Ansible can use various sources to gather facts from. That includes sources like Facter and also sources that are extrinsic to the host such as the cloud infrastructure running it. Facter, in comparison, only gathers information from the host itself. While plugins can be written to make Facter gather information from other sources, its design doesn’t lend itself to making that task easy.

Push Orchestration

I call “Push Orchestration” the situation where a command or a set of commands are sent ad-hoc to a group of hosts to be performed immediately.

Ansible’s very design revolves around push orchestration, so its no surprise it provides easy means to run arbitrary commands on sets of hosts.

Puppet architecture of periodically executing agents does not lend itself to be used for “Push Orchestration”. When committing changes through Puppet, one typically has to wait until the Puppet agent had completed its periodic run on all the designated hosts for the changes to take place. Puppet also does no provide any easy means to make a particular command be run only once.

Puppet has a complementary tool called MCollective which is designed for “Push Orchestration”. That tool is, however, considered difficult to setup ans use and is not widely used.

Service Orchestration

I call “Service Orchestration” the situation where setting up a service requires creating a complex configuration with inter-dependencies between different hosts.

Ansible imperative ad-hoc nature makes it simple to carry out such a configuration. One can simply create a playbook where certain steps are performed of a certain hosts, then other steps are preformed on another host using information gathered in the previous steps, and so forth.

Puppet can also be used for complex service orchestration by means of a language feature called “exported resources” that allows Puppet to move commands and information between different hosts.
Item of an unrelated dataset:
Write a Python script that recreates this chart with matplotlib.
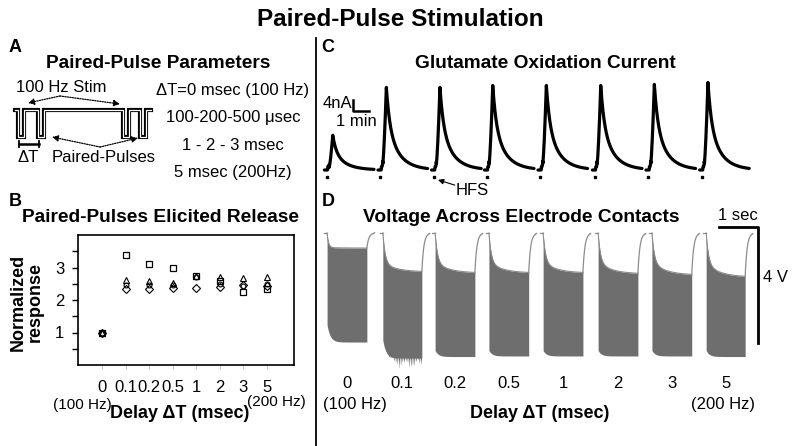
import numpy as np
import matplotlib
matplotlib.use("Agg")
import matplotlib.pyplot as plt

plt.rcParams['font.family'] = ['Liberation Sans', 'DejaVu Sans']

# ---------------- data ----------------
delays = ['0', '0.1', '0.2', '0.5', '1', '2', '3', '5']

# Panel B: normalized response per delay (four experiments)
resp_squares = [1.0, 3.40, 3.12, 3.00, 2.75, 2.57, 2.26, 2.35]
resp_triangles = [1.0, 2.62, 2.60, 2.52, 2.75, 2.70, 2.68, 2.71]
resp_diamonds = [1.0, 2.33, 2.33, 2.37, 2.37, 2.40, 2.45, 2.42]
resp_circles = [1.0, 2.45, 2.45, 2.45, 2.72, 2.50, 2.42, 2.48]

# Panel C: glutamate oxidation current (stimulation time in min, peak in nA)
stim_min = [0.4, 3.75, 7.1, 10.4, 13.75, 17.15, 20.5, 23.85]
peak_nA = [12.7, 30.2, 30.2, 30.9, 30.9, 30.9, 31.3, 32.0]

# Panel D: voltage across electrode contacts (sec, V)
train_start_s = [0.13, 1.56, 2.90, 4.28, 5.67, 7.08, 8.46, 9.85]
train_dur_s = [1.02, 1.00, 1.02, 1.02, 1.02, 1.02, 1.02, 1.00]
top_start_V = [-0.50, -1.03, -1.00, -1.00, -1.00, -1.00, -1.00, -1.05]
top_end_V = [-0.52, -1.34, -1.38, -1.38, -1.38, -1.41, -1.45, -1.52]
bot_start_V = [-3.17, -3.70, -4.05, -4.05, -4.05, -4.05, -4.05, -4.05]
bot_end_V = [-3.76, -4.31, -4.26, -4.24, -4.24, -4.24, -4.24, -4.26]

# Panel A schematic waveform (schematic units)
wave_x = [15, 18, 18, 24, 24, 38, 38, 44, 44, 123, 123, 129, 129, 140, 140, 146, 146, 151]
wave_y = [110, 110, 137, 137, 110, 110, 137, 137, 110, 110, 137, 137, 110, 110, 137, 137, 110, 110]
param_lines = ['\u0394T=0 msec (100 Hz)', '100-200-500 \u03bcsec', '1 - 2 - 3 msec', '5 msec (200Hz)']

W, H = 800, 446
fig = plt.figure(figsize=(W / 100, H / 100), dpi=100)

FS = 12      # regular text
FSB = 13     # bold axis labels
FST = 13.8   # panel titles


def px(x0, y0, x1, y1):
    return [x0 / W, 1 - y1 / H, (x1 - x0) / W, (y1 - y0) / H]


# overlay in pixel coordinates for text & schematic
ov = fig.add_axes([0, 0, 1, 1])
ov.set_xlim(0, W)
ov.set_ylim(H, 0)
ov.axis('off')

ov.text(400, 19, 'Paired-Pulse Stimulation', ha='center', va='center', fontsize=17.5, fontweight='bold')
ov.plot([316, 316], [38, 446], color='k', lw=1.3)

# ---- Panel A ----
ov.text(15, 47, 'A', ha='center', va='center', fontsize=13, fontweight='bold')
ov.text(158, 63, 'Paired-Pulse Parameters', ha='center', va='center', fontsize=FST, fontweight='bold')
ov.plot(wave_x, wave_y, color='k', lw=3.0, solid_joinstyle='miter')
ov.plot(wave_x, wave_y, color='white', lw=0.9, solid_joinstyle='miter')
ov.text(61, 88, '100 Hz Stim', ha='center', va='center', fontsize=FS)
for tgt in [(28, 103), (120, 104)]:
    ov.annotate('', xy=tgt, xytext=(60, 96),
                arrowprops=dict(arrowstyle='-|>', linestyle=(0, (1, 1)), lw=0.9, color='k',
                                mutation_scale=9, shrinkA=0, shrinkB=0))
for tgt in [(52, 137), (138, 138)]:
    ov.annotate('', xy=tgt, xytext=(100, 147),
                arrowprops=dict(arrowstyle='-|>', linestyle=(0, (1, 1)), lw=0.9, color='k',
                                mutation_scale=9, shrinkA=0, shrinkB=0))
ov.plot([19, 39], [144, 144], color='k', lw=1.8)
ov.plot([19, 19], [141, 147], color='k', lw=1.3)
ov.plot([39, 39], [141, 147], color='k', lw=1.3)
ov.text(28, 158, '\u0394T', ha='center', va='center', fontsize=FS)
ov.text(104, 158, 'Paired-Pulses', ha='center', va='center', fontsize=FS)
for i, s in enumerate(param_lines):
    ov.text(233, 90 + 27.5 * i, s, ha='center', va='center', fontsize=FS)

# ---- Panel B ----
ov.text(15, 201, 'B', ha='center', va='center', fontsize=13, fontweight='bold')
ov.text(161, 218, 'Paired-Pulses Elicited Release', ha='center', va='center', fontsize=FST, fontweight='bold')
ov.text(27, 302, 'Normalized\nresponse', ha='center', va='center', fontsize=FSB, fontweight='bold',
        rotation=90, linespacing=1.0)
ov.text(82, 405, '(100 Hz)', ha='center', va='center', fontsize=11)
ov.text(180, 414, 'Delay \u0394T (msec)', ha='center', va='center', fontsize=FSB, fontweight='bold')
ov.text(276, 402, '(200 Hz)', ha='center', va='center', fontsize=11)

axB = fig.add_axes(px(78, 235, 294, 365))
xpos = np.arange(len(delays))
axB.plot(xpos, resp_triangles, linestyle='none', marker='^', ms=5, mfc='none', mec='k', mew=0.8)
axB.plot(xpos, resp_circles, linestyle='none', marker='o', ms=3.5, mfc='none', mec='k', mew=0.8)
axB.plot(xpos, resp_diamonds, linestyle='none', marker='D', ms=3.8, mfc='none', mec='k', mew=0.8)
axB.plot(xpos, resp_squares, linestyle='none', marker='s', ms=4.8, mfc='none', mec='k', mew=0.9)
axB.set_xlim(-1.02, 8.15)
axB.set_ylim(0, 4)
axB.set_xticks(xpos)
axB.set_xticklabels(delays, fontsize=FS)
axB.set_yticks([0.5, 1, 1.5, 2, 2.5, 3, 3.5])
axB.set_yticklabels(['', '1', '', '2', '', '3', ''], fontsize=FS)
axB.tick_params(axis='y', direction='out', length=4, width=1, pad=6)
axB.tick_params(axis='x', direction='out', length=3, width=0.6, color='#bbbbbb', pad=8)
for sp in axB.spines.values():
    sp.set_linewidth(1.2)

# ---- Panel C ----
ov.text(328, 47, 'C', ha='center', va='center', fontsize=13, fontweight='bold')
ov.text(545, 63, 'Glutamate Oxidation Current', ha='center', va='center', fontsize=FST, fontweight='bold')

axC = fig.add_axes(px(322, 75, 762, 184))
axC.set_xlim(0, (762 - 322) / 16)
axC.set_ylim((170 - 184) / 2.75, (170 - 75) / 2.75)
axC.axis('off')
axC.patch.set_alpha(0)
for t0, amp in zip(stim_min, peak_nA):
    t = np.linspace(-0.25, 2.85, 500)
    rise = amp * np.clip(t / 0.27, 0, 1) ** 1.6
    s = np.clip(t - 0.27, 0, None)
    decay = amp * (0.45 * np.exp(-s / 0.22) + 0.55 * np.exp(-s / 0.75))
    y = np.where(t < 0, 0, np.where(t < 0.27, rise, decay))
    y = y + np.where((t > -0.05) & (t < 0.05), 1.2, 0)
    axC.plot(t0 + t, y, color='k', lw=2.3, solid_capstyle='round')
    axC.plot([t0 - 0.1], [-2.6], marker='s', ms=1.8, color='k')
# scale bar
axC.plot([1.94, 1.94, 2.94], [25.5, 21.5, 21.5], color='k', lw=1.8)
axC.text(1.9, 24.0, '4nA', ha='right', va='center', fontsize=FS)
axC.text(2.15, 17.6, '1 min', ha='center', va='center', fontsize=FS)
axC.annotate('', xy=(7.25, -3.6), xytext=(8.3, -5.5), annotation_clip=False,
             arrowprops=dict(arrowstyle='-|>', color='k', lw=0.8, mutation_scale=8,
                             shrinkA=0, shrinkB=0))
axC.text(9.4, -7.3, 'HFS', ha='center', va='center', fontsize=FS)

# ---- Panel D ----
ov.text(328, 201, 'D', ha='center', va='center', fontsize=13, fontweight='bold')
ov.text(521, 217, 'Voltage Across Electrode Contacts', ha='center', va='center', fontsize=FST, fontweight='bold')

axD = fig.add_axes(px(322, 225, 790, 372))
axD.set_xlim(0, (790 - 322) / 39)
axD.set_ylim((233 - 372) / 29, (233 - 225) / 29)
axD.axis('off')
axD.patch.set_alpha(0)
fill_c = '#6e6e6e'
edge_c = '#8c8c8c'
for i, (t0, dur) in enumerate(zip(train_start_s, train_dur_s)):
    t = np.linspace(0, dur, 3000)
    plateau = top_start_V[i] + (top_end_V[i] - top_start_V[i]) * (1 - np.exp(-t / 0.35))
    tau_drop = 0.035 if i == 0 else 0.055
    top = plateau * (1 - np.exp(-t / tau_drop))
    bot = bot_end_V[i] + (bot_start_V[i] - bot_end_V[i]) * np.exp(-t / 0.08)
    if i == 1:
        ramp = np.clip((t - 0.1) / 0.3, 0, 1)
        spikes = np.abs(np.sin(2 * np.pi * 11.5 * t)) ** 4
        depth = 0.55 + 0.3 * np.sin(2 * np.pi * 3.1 * t) + 0.15 * np.sin(2 * np.pi * 7.7 * t)
        bot = bot - 0.36 * ramp * spikes * depth
    axD.fill_between(t0 + t, bot, top, color=fill_c, lw=0)
    axD.plot(t0 + t, top, color=edge_c, lw=0.8)
    # pre-stub and recovery
    axD.plot([t0 - 0.07, t0], [0, 0], color=edge_c, lw=0.9)
    sr = np.linspace(0, 0.17, 60)
    rec = top_end_V[i] * np.exp(-sr / 0.05)
    axD.plot(t0 + dur + sr, rec, color=edge_c, lw=0.9)
    axD.plot([t0 + dur + 0.17, t0 + dur + 0.2], [rec[-1], rec[-1] + 0.03], color=edge_c, lw=0.9)
    axD.text(t0 + dur / 2, (233 - 383) / 29, delays[i], ha='center', va='center', fontsize=FS)
# scale bar
axD.plot([10.18, 11.18, 11.18], [0.2, 0.2, -3.8], color='k', lw=2.0, clip_on=False)
axD.text(10.67, 0.62, '1 sec', ha='center', va='center', fontsize=FS)
axD.text(11.64, -1.55, '4 V', ha='center', va='center', fontsize=FS)

ov.text(355, 405, '(100 Hz)', ha='center', va='center', fontsize=FS)
ov.text(723, 405, '(200 Hz)', ha='center', va='center', fontsize=FS)
ov.text(540, 413, 'Delay \u0394T (msec)', ha='center', va='center', fontsize=FSB, fontweight='bold')

fig.savefig('out.png', dpi=100)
When performing “Service Orchestration” with Puppet, one takes the approach of having each host configured individually with the information available, while generating additional information for use by other hosts. It can take several Puppet runs until the configuration on all relevant hosts settles down to the final desired state.

It can be difficult to design and implement complex distributed configuration with the tools provided by Puppet, doing it in the imperative way described by Ansible can be simpler.

Included Batteries

Ansible comes pre-packaged with a large variety of modules that allow performing many different operations oh hosts such as running commands, managing files, users and packages and interacting with visualization and cloud infrastructure.

Puppet, in comparison, includes a smaller and simpler set of basic types included in the default installation. It can, however, be easily extended by adding modules (by means of a provided tool) from the Puppetforge module repository.

Conclusion

After looking deeply into both tools, I have concluded that, while there are some overlaps between the two tools, eventually they are far outweighed by the differences, and most importantly, the different and complementary use cases.

Ansible lends itself for performing complex ad-hoc, on-off tasks across large groups of servers. It can be setup with as little as one command run on a sysadmin’s laptop and then used immediately for tasks such as setting up and deploying complex system architectures and carrying out sensitive rolling upgrades. I see this tool as most fitting for a sysadmin that carries out freelance or consulting kind of work, roaming between different networks and organizations while carrying his tools of trade with him in his laptop.

Puppet lends itself to managing large and complex networks over time. It provides a centralized server that can be used to monitor hosts, gather information about then and measure their compliance to predetermined configuration formally-specified policy. It also provides means to perform well-controlled network-wide changes and upgrades over time. I see Puppet as being mainly used by a sysadmin that is charged with maintaining a set of servers and systems over time, gaining good familiarity with their fine details and keeping up-times long.